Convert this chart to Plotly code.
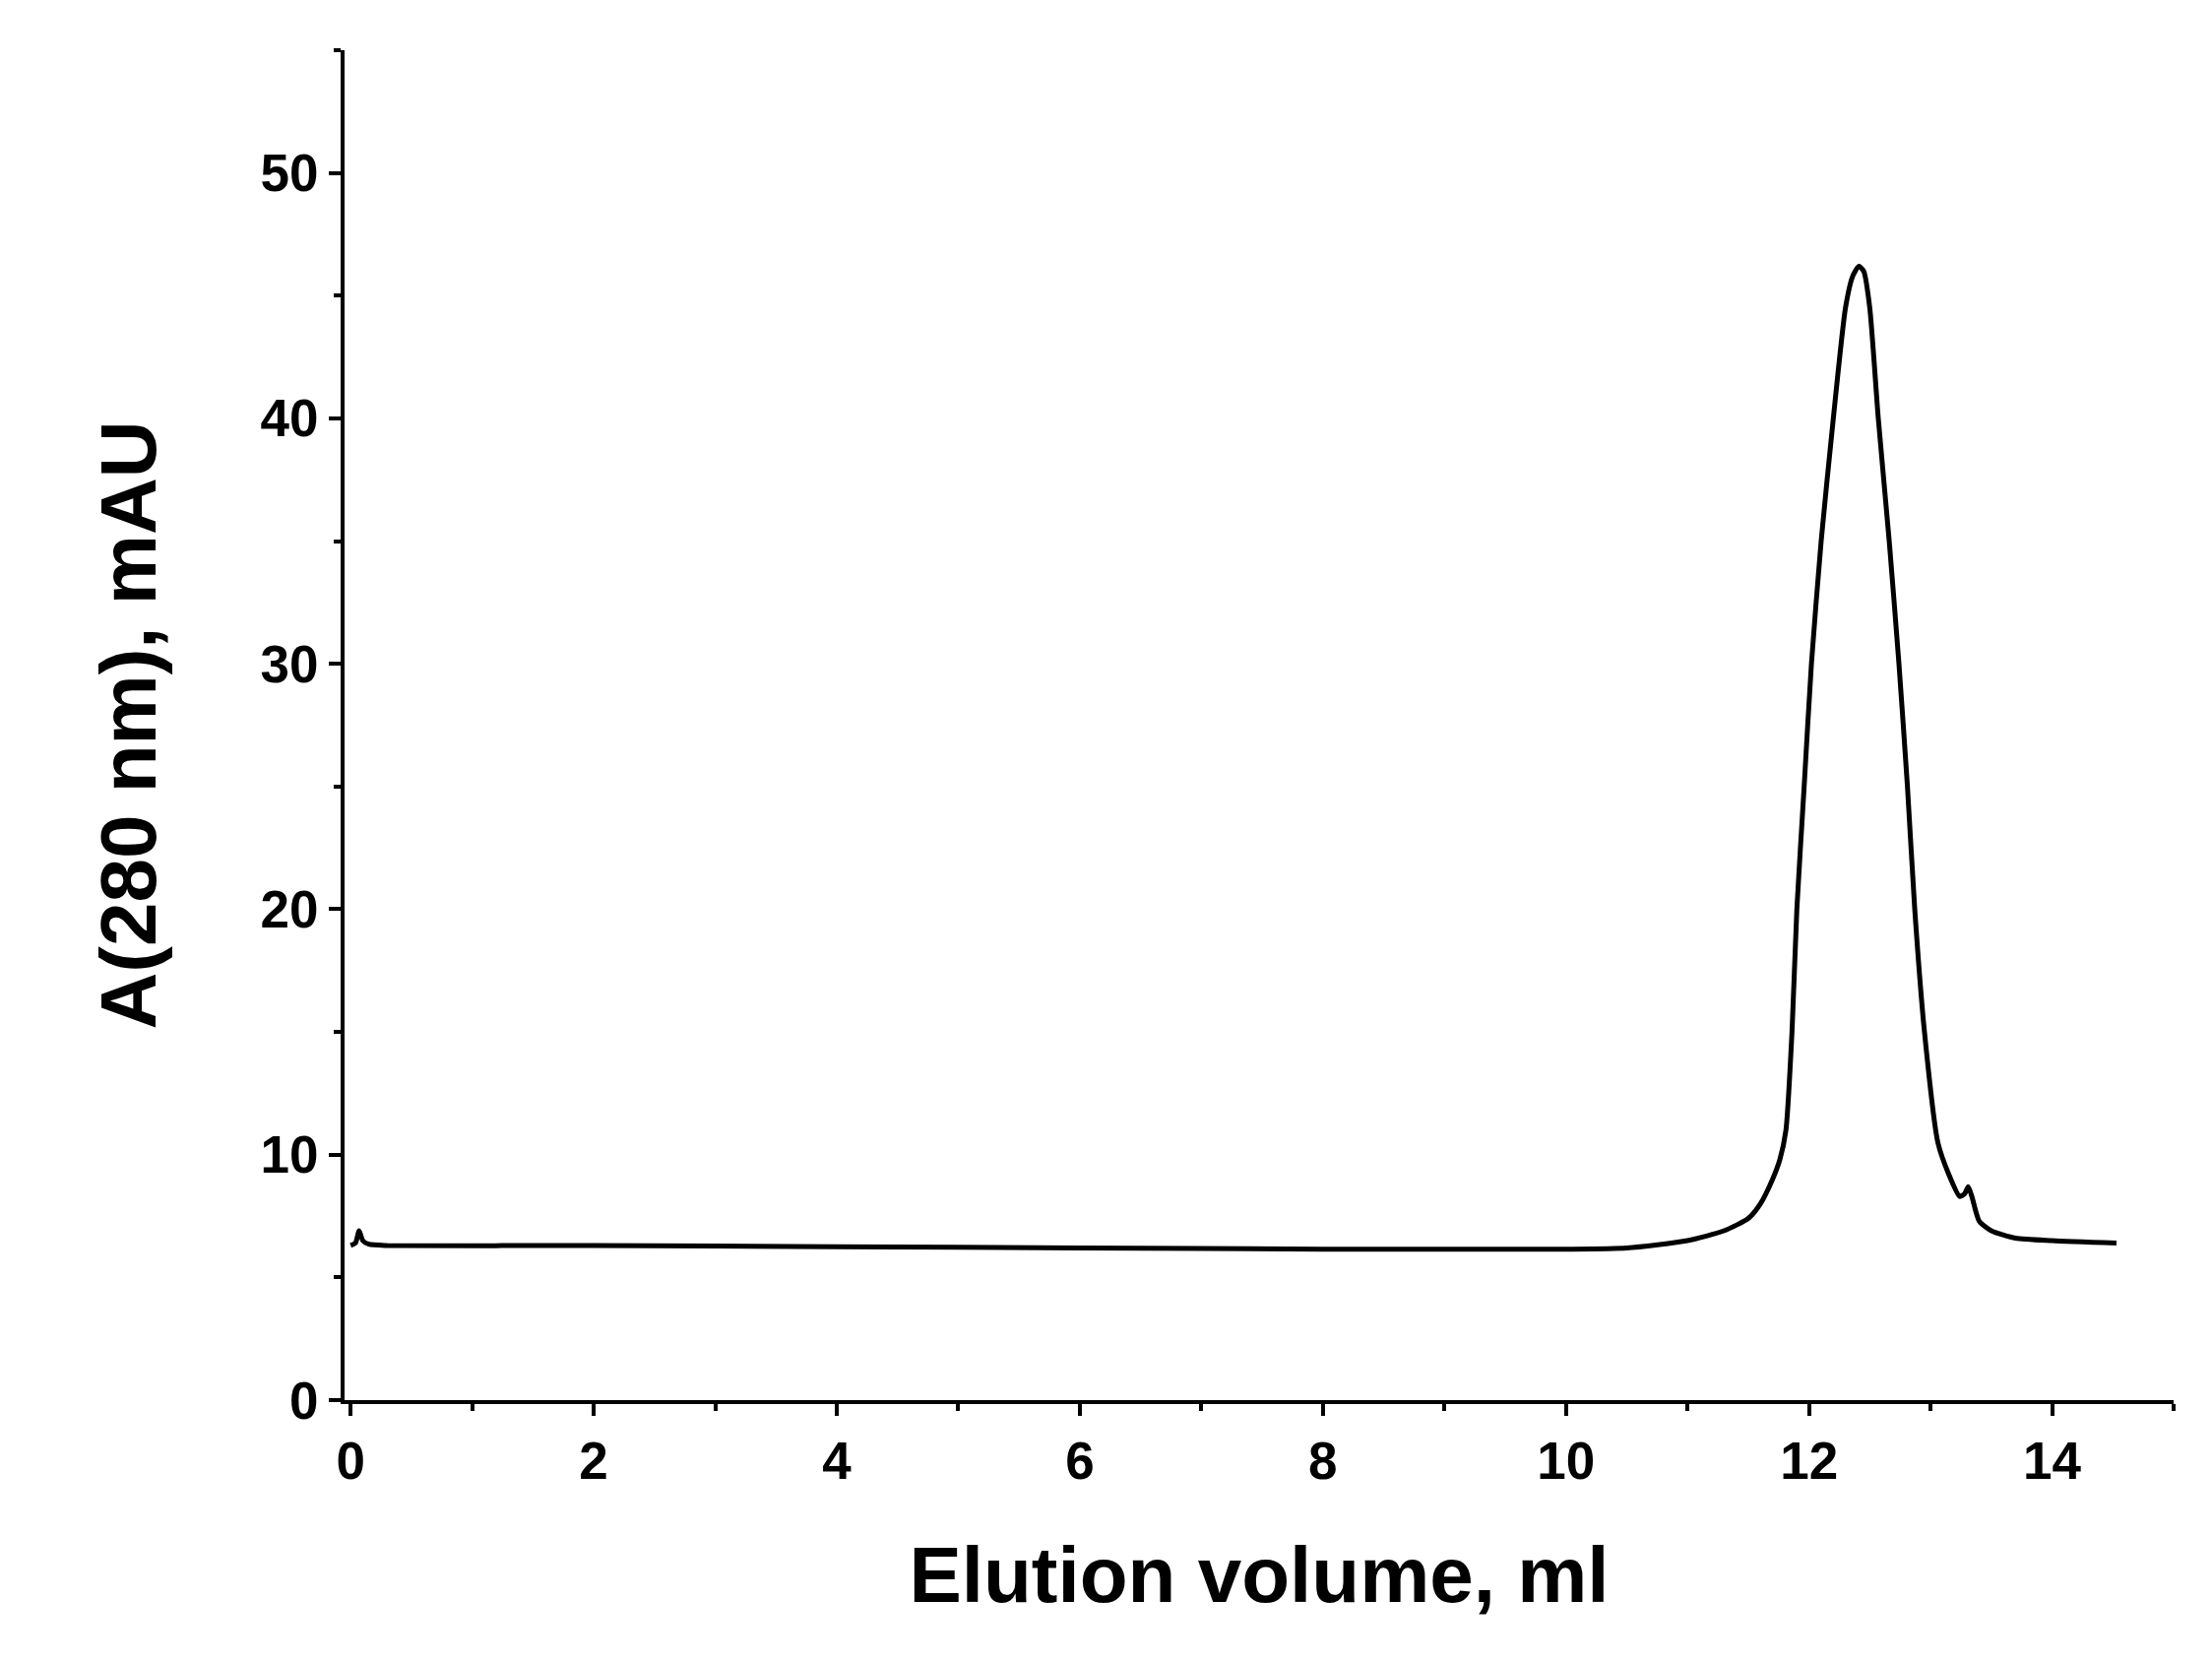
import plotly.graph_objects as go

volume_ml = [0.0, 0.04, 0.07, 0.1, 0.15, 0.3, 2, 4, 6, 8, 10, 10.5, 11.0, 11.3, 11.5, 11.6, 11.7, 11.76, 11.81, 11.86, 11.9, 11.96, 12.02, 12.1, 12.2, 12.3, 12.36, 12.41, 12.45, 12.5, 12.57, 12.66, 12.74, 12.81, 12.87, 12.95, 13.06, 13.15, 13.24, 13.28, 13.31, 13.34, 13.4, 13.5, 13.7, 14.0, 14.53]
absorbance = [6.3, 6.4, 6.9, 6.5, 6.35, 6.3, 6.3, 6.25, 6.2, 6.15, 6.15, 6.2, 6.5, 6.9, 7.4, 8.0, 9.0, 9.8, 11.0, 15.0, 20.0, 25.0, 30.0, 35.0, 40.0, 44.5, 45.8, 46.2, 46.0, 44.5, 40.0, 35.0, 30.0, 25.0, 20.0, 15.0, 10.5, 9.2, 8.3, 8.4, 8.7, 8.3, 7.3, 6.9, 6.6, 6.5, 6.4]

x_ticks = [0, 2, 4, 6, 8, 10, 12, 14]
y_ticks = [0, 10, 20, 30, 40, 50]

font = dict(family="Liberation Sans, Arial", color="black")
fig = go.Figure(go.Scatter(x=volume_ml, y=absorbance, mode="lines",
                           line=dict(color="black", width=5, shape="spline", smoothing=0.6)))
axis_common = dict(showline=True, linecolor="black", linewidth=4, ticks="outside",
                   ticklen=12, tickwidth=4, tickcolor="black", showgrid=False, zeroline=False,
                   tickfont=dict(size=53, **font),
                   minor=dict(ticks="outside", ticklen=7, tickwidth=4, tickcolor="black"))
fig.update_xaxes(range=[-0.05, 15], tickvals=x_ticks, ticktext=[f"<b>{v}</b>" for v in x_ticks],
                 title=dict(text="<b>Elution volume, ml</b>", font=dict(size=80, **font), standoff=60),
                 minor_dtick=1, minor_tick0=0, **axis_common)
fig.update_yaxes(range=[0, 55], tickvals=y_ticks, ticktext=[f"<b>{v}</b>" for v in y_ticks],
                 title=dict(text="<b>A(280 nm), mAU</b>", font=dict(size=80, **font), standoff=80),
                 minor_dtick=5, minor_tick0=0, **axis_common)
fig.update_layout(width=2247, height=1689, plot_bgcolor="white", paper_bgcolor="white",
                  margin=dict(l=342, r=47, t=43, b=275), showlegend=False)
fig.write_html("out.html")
━━━━━━━━━━━━━━━━
**WHAT THIS TASK INVOLVES**
Each line above is to be copied verbatim. Drop any image from the copy.

**THE OUTPUT**
Convert this chart to Plotly code.
import plotly.graph_objects as go

volume_ml = [0.0, 0.04, 0.07, 0.1, 0.15, 0.3, 2, 4, 6, 8, 10, 10.5, 11.0, 11.3, 11.5, 11.6, 11.7, 11.76, 11.81, 11.86, 11.9, 11.96, 12.02, 12.1, 12.2, 12.3, 12.36, 12.41, 12.45, 12.5, 12.57, 12.66, 12.74, 12.81, 12.87, 12.95, 13.06, 13.15, 13.24, 13.28, 13.31, 13.34, 13.4, 13.5, 13.7, 14.0, 14.53]
absorbance = [6.3, 6.4, 6.9, 6.5, 6.35, 6.3, 6.3, 6.25, 6.2, 6.15, 6.15, 6.2, 6.5, 6.9, 7.4, 8.0, 9.0, 9.8, 11.0, 15.0, 20.0, 25.0, 30.0, 35.0, 40.0, 44.5, 45.8, 46.2, 46.0, 44.5, 40.0, 35.0, 30.0, 25.0, 20.0, 15.0, 10.5, 9.2, 8.3, 8.4, 8.7, 8.3, 7.3, 6.9, 6.6, 6.5, 6.4]

x_ticks = [0, 2, 4, 6, 8, 10, 12, 14]
y_ticks = [0, 10, 20, 30, 40, 50]

font = dict(family="Liberation Sans, Arial", color="black")
fig = go.Figure(go.Scatter(x=volume_ml, y=absorbance, mode="lines",
                           line=dict(color="black", width=5, shape="spline", smoothing=0.6)))
axis_common = dict(showline=True, linecolor="black", linewidth=4, ticks="outside",
                   ticklen=12, tickwidth=4, tickcolor="black", showgrid=False, zeroline=False,
                   tickfont=dict(size=53, **font),
                   minor=dict(ticks="outside", ticklen=7, tickwidth=4, tickcolor="black"))
fig.update_xaxes(range=[-0.05, 15], tickvals=x_ticks, ticktext=[f"<b>{v}</b>" for v in x_ticks],
                 title=dict(text="<b>Elution volume, ml</b>", font=dict(size=80, **font), standoff=60),
                 minor_dtick=1, minor_tick0=0, **axis_common)
fig.update_yaxes(range=[0, 55], tickvals=y_ticks, ticktext=[f"<b>{v}</b>" for v in y_ticks],
                 title=dict(text="<b>A(280 nm), mAU</b>", font=dict(size=80, **font), standoff=80),
                 minor_dtick=5, minor_tick0=0, **axis_common)
fig.update_layout(width=2247, height=1689, plot_bgcolor="white", paper_bgcolor="white",
                  margin=dict(l=342, r=47, t=43, b=275), showlegend=False)
fig.write_html("out.html")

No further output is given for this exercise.